**Recorded information**
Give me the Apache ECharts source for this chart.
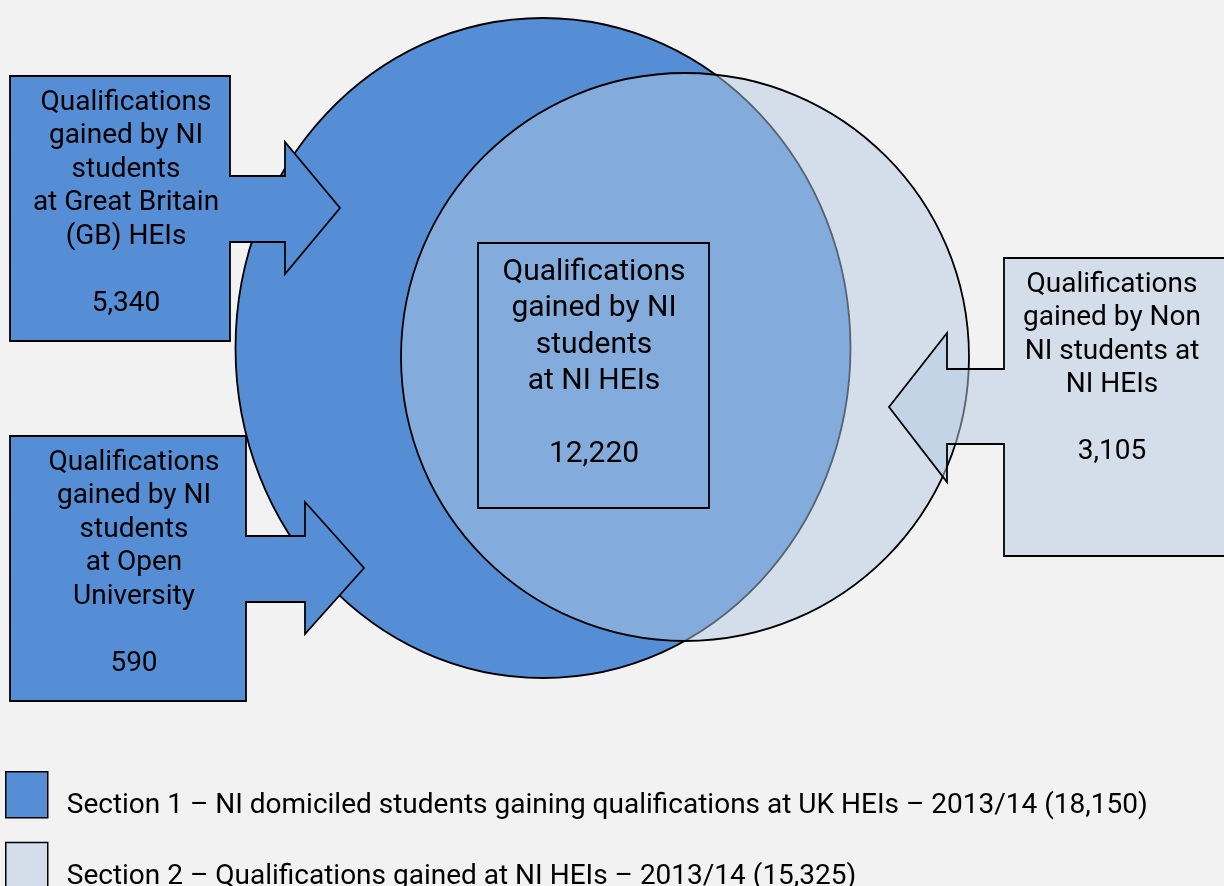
<!DOCTYPE html>
<html>
<head>
<meta charset="utf-8">
<script src="https://cdn.jsdelivr.net/npm/echarts@6/dist/echarts.min.js"></script>
<style>
  html, body { margin: 0; padding: 0; background: #F2F2F2; }
  #chart { width: 1224px; height: 886px; }
</style>
</head>
<body>
<div id="chart"></div>
<script>
// ---------- DATA ----------
const sectionNames = [
  'Section 1 – NI domiciled students gaining qualifications at UK HEIs – 2013/14',
  'Section 2 – Qualifications gained at NI HEIs – 2013/14'
];
const sectionTotals = [18150, 15325];

const calloutLabels = [
  'Qualifications\ngained by NI\nstudents\nat Great Britain\n(GB) HEIs',
  'Qualifications\ngained by NI\nstudents\nat Open\nUniversity',
  'Qualifications\ngained by Non\nNI students at\nNI HEIs'
];
const calloutValues = [5340, 590, 3105];

const centreLabel = 'Qualifications\ngained by NI\nstudents\nat NI HEIs';
const centreValue = [12220];

// ---------- LAYOUT (page pixel units on hidden axes) ----------
const W = 1224, H = 886;
const FONT = 'Roboto, "Liberation Sans", sans-serif';
const layout = {
  section1: { cx: 543, cy: 348, rx: 307.5, ry: 330 },
  section2: { cx: 685, cy: 357, rx: 284, ry: 284 },
  callouts: [
    { pts: [[10,76],[230,76],[230,176],[285,176],[285,142],[340,208],[285,274],[285,242],[230,242],[230,341],[10,341]],
      tx: 126, ty: 86, fill: '#558ED5', blankLines: 1 },
    { pts: [[10,436],[246,436],[246,536],[305,536],[305,502],[364,568],[305,634],[305,602],[246,602],[246,701],[10,701]],
      tx: 134, ty: 446, fill: '#558ED5', blankLines: 1 },
    { pts: [[1240,258],[1004,258],[1004,369],[947,369],[947,333],[889,407],[947,482],[947,444],[1004,444],[1004,556],[1240,556]],
      tx: 1112, ty: 268, fill: 'rgba(179,201,226,0.49)', blankLines: 1 }
  ],
  centre: { x0: 478, y0: 243, x1: 709, y1: 508, tx: 594, ty: 254 },
  fontSize: 28, lineHeight: 33.5,
  centreFontSize: 30, centreLineHeight: 36.5
};

const fmt = v => v.toLocaleString('en-GB');

function ellipseRender(L, fill) {
  return function (params, api) {
    const c = api.coord([L.cx, L.cy]);
    const e = api.coord([L.cx + L.rx, L.cy + L.ry]);
    return {
      type: 'ellipse',
      shape: { cx: c[0], cy: c[1], rx: Math.abs(e[0] - c[0]), ry: Math.abs(e[1] - c[1]) },
      style: { fill: fill, stroke: '#000', lineWidth: 1.8 }
    };
  };
}

function calloutRender(params, api) {
  const seriesIdx = params.seriesName === 'right callout' ? 2 : 0;
  const i = seriesIdx + params.dataIndex;
  const L = layout.callouts[i];
  const pts = L.pts.map(p => api.coord(p));
  const t = api.coord([L.tx, L.ty]);
  let blank = '\n';
  for (let k = 0; k < L.blankLines; k++) blank += '\n';
  return {
    type: 'group',
    children: [
      { type: 'polygon', shape: { points: pts }, style: { fill: L.fill, stroke: '#000', lineWidth: 1.8 } },
      { type: 'text', style: {
          text: calloutLabels[i] + blank + fmt(calloutValues[i]),
          x: t[0], y: t[1], align: 'center', verticalAlign: 'top',
          fontFamily: FONT, fontSize: layout.fontSize, lineHeight: layout.lineHeight, fill: '#000' } }
    ]
  };
}

const chart = echarts.init(document.getElementById('chart'), null, { renderer: 'canvas' });

const option = {
  backgroundColor: '#F2F2F2',
  animation: false,
  grid: { left: 0, right: 0, top: 0, bottom: 0 },
  xAxis: { type: 'value', min: 0, max: W, show: false },
  yAxis: { type: 'value', min: 0, max: H, inverse: true, show: false },
  legend: {
    orient: 'vertical',
    left: 5, top: 771, height: 200,
    padding: 0,
    itemWidth: 42, itemHeight: 46, itemGap: 22,
    icon: 'rect',
    selectedMode: false,
    textStyle: {
      fontFamily: FONT, fontSize: 28, color: '#000',
      rich: { t: { fontFamily: FONT, fontSize: 28, color: '#000', padding: [22, 0, 0, 14] } }
    },
    data: [
      { name: sectionNames[0], itemStyle: { color: '#558ED5', borderColor: '#000', borderWidth: 1.5 } },
      { name: sectionNames[1], itemStyle: { color: '#D3DEEA', borderColor: '#000', borderWidth: 1.5 } }
    ],
    formatter: name => '{t|' + name + ' (' + fmt(sectionTotals[sectionNames.indexOf(name)]) + ')}'
  },
  series: [
    {
      name: sectionNames[0], type: 'custom', z: 1, clip: false,
      data: [sectionTotals[0]],
      renderItem: ellipseRender(layout.section1, '#558ED5')
    },
    {
      name: 'left callouts', type: 'custom', z: 2, clip: false,
      data: calloutValues.slice(0, 2),
      renderItem: calloutRender
    },
    {
      name: sectionNames[1], type: 'custom', z: 3, clip: false,
      data: [sectionTotals[1]],
      renderItem: ellipseRender(layout.section2, 'rgba(179,201,226,0.49)')
    },
    {
      name: 'right callout', type: 'custom', z: 4, clip: false,
      data: calloutValues.slice(2),
      renderItem: calloutRender
    },
    {
      name: 'centre', type: 'custom', z: 5, clip: false,
      data: centreValue,
      renderItem: function (params, api) {
        const C = layout.centre;
        const p0 = api.coord([C.x0, C.y0]);
        const p1 = api.coord([C.x1, C.y1]);
        const t = api.coord([C.tx, C.ty]);
        return {
          type: 'group',
          children: [
            { type: 'rect', shape: { x: p0[0], y: p0[1], width: p1[0] - p0[0], height: p1[1] - p0[1] },
              style: { fill: 'none', stroke: '#000', lineWidth: 1.8 } },
            { type: 'text', style: {
                text: centreLabel + '\n\n' + fmt(api.value(0)),
                x: t[0], y: t[1], align: 'center', verticalAlign: 'top',
                fontFamily: FONT, fontSize: layout.centreFontSize, lineHeight: layout.centreLineHeight, fill: '#000' } }
          ]
        };
      }
    }
  ]
};

chart.setOption(option);
</script>
</body>
</html>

**Goal of the exercise**
Reproduce all of the data exactly; the pictures do not belong in the copy.

**Complete answer**
Give me the Apache ECharts source for this chart.
<!DOCTYPE html>
<html>
<head>
<meta charset="utf-8">
<script src="https://cdn.jsdelivr.net/npm/echarts@6/dist/echarts.min.js"></script>
<style>
  html, body { margin: 0; padding: 0; background: #F2F2F2; }
  #chart { width: 1224px; height: 886px; }
</style>
</head>
<body>
<div id="chart"></div>
<script>
// ---------- DATA ----------
const sectionNames = [
  'Section 1 – NI domiciled students gaining qualifications at UK HEIs – 2013/14',
  'Section 2 – Qualifications gained at NI HEIs – 2013/14'
];
const sectionTotals = [18150, 15325];

const calloutLabels = [
  'Qualifications\ngained by NI\nstudents\nat Great Britain\n(GB) HEIs',
  'Qualifications\ngained by NI\nstudents\nat Open\nUniversity',
  'Qualifications\ngained by Non\nNI students at\nNI HEIs'
];
const calloutValues = [5340, 590, 3105];

const centreLabel = 'Qualifications\ngained by NI\nstudents\nat NI HEIs';
const centreValue = [12220];

// ---------- LAYOUT (page pixel units on hidden axes) ----------
const W = 1224, H = 886;
const FONT = 'Roboto, "Liberation Sans", sans-serif';
const layout = {
  section1: { cx: 543, cy: 348, rx: 307.5, ry: 330 },
  section2: { cx: 685, cy: 357, rx: 284, ry: 284 },
  callouts: [
    { pts: [[10,76],[230,76],[230,176],[285,176],[285,142],[340,208],[285,274],[285,242],[230,242],[230,341],[10,341]],
      tx: 126, ty: 86, fill: '#558ED5', blankLines: 1 },
    { pts: [[10,436],[246,436],[246,536],[305,536],[305,502],[364,568],[305,634],[305,602],[246,602],[246,701],[10,701]],
      tx: 134, ty: 446, fill: '#558ED5', blankLines: 1 },
    { pts: [[1240,258],[1004,258],[1004,369],[947,369],[947,333],[889,407],[947,482],[947,444],[1004,444],[1004,556],[1240,556]],
      tx: 1112, ty: 268, fill: 'rgba(179,201,226,0.49)', blankLines: 1 }
  ],
  centre: { x0: 478, y0: 243, x1: 709, y1: 508, tx: 594, ty: 254 },
  fontSize: 28, lineHeight: 33.5,
  centreFontSize: 30, centreLineHeight: 36.5
};

const fmt = v => v.toLocaleString('en-GB');

function ellipseRender(L, fill) {
  return function (params, api) {
    const c = api.coord([L.cx, L.cy]);
    const e = api.coord([L.cx + L.rx, L.cy + L.ry]);
    return {
      type: 'ellipse',
      shape: { cx: c[0], cy: c[1], rx: Math.abs(e[0] - c[0]), ry: Math.abs(e[1] - c[1]) },
      style: { fill: fill, stroke: '#000', lineWidth: 1.8 }
    };
  };
}

function calloutRender(params, api) {
  const seriesIdx = params.seriesName === 'right callout' ? 2 : 0;
  const i = seriesIdx + params.dataIndex;
  const L = layout.callouts[i];
  const pts = L.pts.map(p => api.coord(p));
  const t = api.coord([L.tx, L.ty]);
  let blank = '\n';
  for (let k = 0; k < L.blankLines; k++) blank += '\n';
  return {
    type: 'group',
    children: [
      { type: 'polygon', shape: { points: pts }, style: { fill: L.fill, stroke: '#000', lineWidth: 1.8 } },
      { type: 'text', style: {
          text: calloutLabels[i] + blank + fmt(calloutValues[i]),
          x: t[0], y: t[1], align: 'center', verticalAlign: 'top',
          fontFamily: FONT, fontSize: layout.fontSize, lineHeight: layout.lineHeight, fill: '#000' } }
    ]
  };
}

const chart = echarts.init(document.getElementById('chart'), null, { renderer: 'canvas' });

const option = {
  backgroundColor: '#F2F2F2',
  animation: false,
  grid: { left: 0, right: 0, top: 0, bottom: 0 },
  xAxis: { type: 'value', min: 0, max: W, show: false },
  yAxis: { type: 'value', min: 0, max: H, inverse: true, show: false },
  legend: {
    orient: 'vertical',
    left: 5, top: 771, height: 200,
    padding: 0,
    itemWidth: 42, itemHeight: 46, itemGap: 22,
    icon: 'rect',
    selectedMode: false,
    textStyle: {
      fontFamily: FONT, fontSize: 28, color: '#000',
      rich: { t: { fontFamily: FONT, fontSize: 28, color: '#000', padding: [22, 0, 0, 14] } }
    },
    data: [
      { name: sectionNames[0], itemStyle: { color: '#558ED5', borderColor: '#000', borderWidth: 1.5 } },
      { name: sectionNames[1], itemStyle: { color: '#D3DEEA', borderColor: '#000', borderWidth: 1.5 } }
    ],
    formatter: name => '{t|' + name + ' (' + fmt(sectionTotals[sectionNames.indexOf(name)]) + ')}'
  },
  series: [
    {
      name: sectionNames[0], type: 'custom', z: 1, clip: false,
      data: [sectionTotals[0]],
      renderItem: ellipseRender(layout.section1, '#558ED5')
    },
    {
      name: 'left callouts', type: 'custom', z: 2, clip: false,
      data: calloutValues.slice(0, 2),
      renderItem: calloutRender
    },
    {
      name: sectionNames[1], type: 'custom', z: 3, clip: false,
      data: [sectionTotals[1]],
      renderItem: ellipseRender(layout.section2, 'rgba(179,201,226,0.49)')
    },
    {
      name: 'right callout', type: 'custom', z: 4, clip: false,
      data: calloutValues.slice(2),
      renderItem: calloutRender
    },
    {
      name: 'centre', type: 'custom', z: 5, clip: false,
      data: centreValue,
      renderItem: function (params, api) {
        const C = layout.centre;
        const p0 = api.coord([C.x0, C.y0]);
        const p1 = api.coord([C.x1, C.y1]);
        const t = api.coord([C.tx, C.ty]);
        return {
          type: 'group',
          children: [
            { type: 'rect', shape: { x: p0[0], y: p0[1], width: p1[0] - p0[0], height: p1[1] - p0[1] },
              style: { fill: 'none', stroke: '#000', lineWidth: 1.8 } },
            { type: 'text', style: {
                text: centreLabel + '\n\n' + fmt(api.value(0)),
                x: t[0], y: t[1], align: 'center', verticalAlign: 'top',
                fontFamily: FONT, fontSize: layout.centreFontSize, lineHeight: layout.centreLineHeight, fill: '#000' } }
          ]
        };
      }
    }
  ]
};

chart.setOption(option);
</script>
</body>
</html>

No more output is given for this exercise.